Skip the pictures. Reproduce all other material exactly.

▬▬▬

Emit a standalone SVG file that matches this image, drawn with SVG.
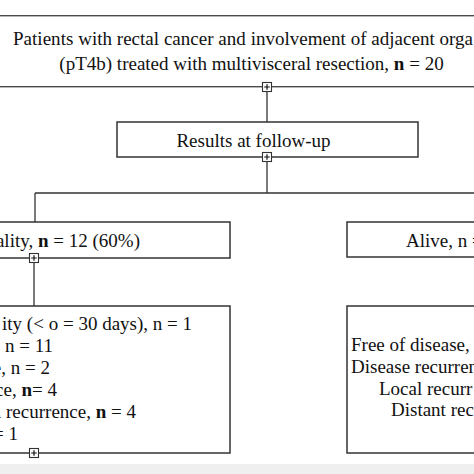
<svg xmlns="http://www.w3.org/2000/svg" width="474" height="474" viewBox="0 0 474 474">
<style>
.box{fill:#fff;stroke:#333;stroke-width:1.5}
.ln{fill:none;stroke:#333;stroke-width:1.3}
.pl{fill:#fff;stroke:#333;stroke-width:1.1}
.pc{stroke:#111;stroke-width:1.2}
text{font-family:"Liberation Serif","Times New Roman",serif;font-size:19px;fill:#111}
.b{font-weight:bold}
</style>
<defs>
<g id="plus">
<rect class="pl" x="-4.5" y="-4.5" width="9" height="9"/>
<path class="pc" d="M-2.8 0H2.8M0 -2.8V2.8"/>
</g>
</defs>
<rect x="0" y="0" width="474" height="474" fill="#fff"/>
<rect x="0" y="464" width="474" height="10" fill="#efefef"/>
<g id="connectors">
<path class="ln" d="M267 91V122M267 161V193M35 193H474M35 193V222M34 262V306"/>
</g>
<g id="top">
<rect class="box" x="-5" y="15.7" width="484" height="71" style="stroke:#4a4a4a;stroke-width:1.4"/>
<text x="13" y="45" textLength="460" lengthAdjust="spacing">Patients with rectal cancer and involvement of adjacent orga</text>
<text x="251.5" y="70" text-anchor="middle">(pT4b) treated with multivisceral resection, <tspan class="b">n</tspan> = 20</text>
<use href="#plus" x="267" y="87"/>
</g>
<g id="results">
<rect class="box" x="117" y="122" width="301" height="35"/>
<text x="253.5" y="147" text-anchor="middle">Results at follow-up</text>
<use href="#plus" x="267" y="157"/>
</g>
<g id="mortality">
<rect class="box" x="-5" y="222" width="235" height="36"/>
<text x="140" y="247" text-anchor="end">ality, <tspan class="b">n</tspan> = 12 (60%)</text>
<use href="#plus" x="34" y="258"/>
</g>
<g id="mortality-details">
<rect class="box" x="-5" y="306" width="235" height="147"/>
<text x="192" y="330" text-anchor="end">ity (&lt; o = 30 days), n = 1</text>
<text x="53" y="352" text-anchor="end">, n = 11</text>
<text x="50" y="374" text-anchor="end">e, n = 2</text>
<text x="57" y="396" text-anchor="end">ce, <tspan class="b">n</tspan>= 4</text>
<text x="136" y="418" text-anchor="end">l recurrence, <tspan class="b">n</tspan> = 4</text>
<text x="18" y="440" text-anchor="end">= 1</text>
<use href="#plus" x="34" y="453"/>
</g>
<g id="alive">
<rect class="box" x="347" y="222" width="140" height="35"/>
<text x="406" y="247">Alive, n =</text>
</g>
<g id="alive-details">
<rect class="box" x="347" y="306" width="140" height="147"/>
<text x="351" y="351">Free of disease,</text>
<text x="351" y="373">Disease recurren</text>
<text x="379" y="394.5">Local recurr</text>
<text x="391" y="416">Distant rec</text>
</g>
</svg>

▬▬▬

• RESULT OF THIS TASK:
Emit a standalone SVG file that matches this image, drawn with SVG.
<svg xmlns="http://www.w3.org/2000/svg" width="474" height="474" viewBox="0 0 474 474">
<style>
.box{fill:#fff;stroke:#333;stroke-width:1.5}
.ln{fill:none;stroke:#333;stroke-width:1.3}
.pl{fill:#fff;stroke:#333;stroke-width:1.1}
.pc{stroke:#111;stroke-width:1.2}
text{font-family:"Liberation Serif","Times New Roman",serif;font-size:19px;fill:#111}
.b{font-weight:bold}
</style>
<defs>
<g id="plus">
<rect class="pl" x="-4.5" y="-4.5" width="9" height="9"/>
<path class="pc" d="M-2.8 0H2.8M0 -2.8V2.8"/>
</g>
</defs>
<rect x="0" y="0" width="474" height="474" fill="#fff"/>
<rect x="0" y="464" width="474" height="10" fill="#efefef"/>
<g id="connectors">
<path class="ln" d="M267 91V122M267 161V193M35 193H474M35 193V222M34 262V306"/>
</g>
<g id="top">
<rect class="box" x="-5" y="15.7" width="484" height="71" style="stroke:#4a4a4a;stroke-width:1.4"/>
<text x="13" y="45" textLength="460" lengthAdjust="spacing">Patients with rectal cancer and involvement of adjacent orga</text>
<text x="251.5" y="70" text-anchor="middle">(pT4b) treated with multivisceral resection, <tspan class="b">n</tspan> = 20</text>
<use href="#plus" x="267" y="87"/>
</g>
<g id="results">
<rect class="box" x="117" y="122" width="301" height="35"/>
<text x="253.5" y="147" text-anchor="middle">Results at follow-up</text>
<use href="#plus" x="267" y="157"/>
</g>
<g id="mortality">
<rect class="box" x="-5" y="222" width="235" height="36"/>
<text x="140" y="247" text-anchor="end">ality, <tspan class="b">n</tspan> = 12 (60%)</text>
<use href="#plus" x="34" y="258"/>
</g>
<g id="mortality-details">
<rect class="box" x="-5" y="306" width="235" height="147"/>
<text x="192" y="330" text-anchor="end">ity (&lt; o = 30 days), n = 1</text>
<text x="53" y="352" text-anchor="end">, n = 11</text>
<text x="50" y="374" text-anchor="end">e, n = 2</text>
<text x="57" y="396" text-anchor="end">ce, <tspan class="b">n</tspan>= 4</text>
<text x="136" y="418" text-anchor="end">l recurrence, <tspan class="b">n</tspan> = 4</text>
<text x="18" y="440" text-anchor="end">= 1</text>
<use href="#plus" x="34" y="453"/>
</g>
<g id="alive">
<rect class="box" x="347" y="222" width="140" height="35"/>
<text x="406" y="247">Alive, n =</text>
</g>
<g id="alive-details">
<rect class="box" x="347" y="306" width="140" height="147"/>
<text x="351" y="351">Free of disease,</text>
<text x="351" y="373">Disease recurren</text>
<text x="379" y="394.5">Local recurr</text>
<text x="391" y="416">Distant rec</text>
</g>
</svg>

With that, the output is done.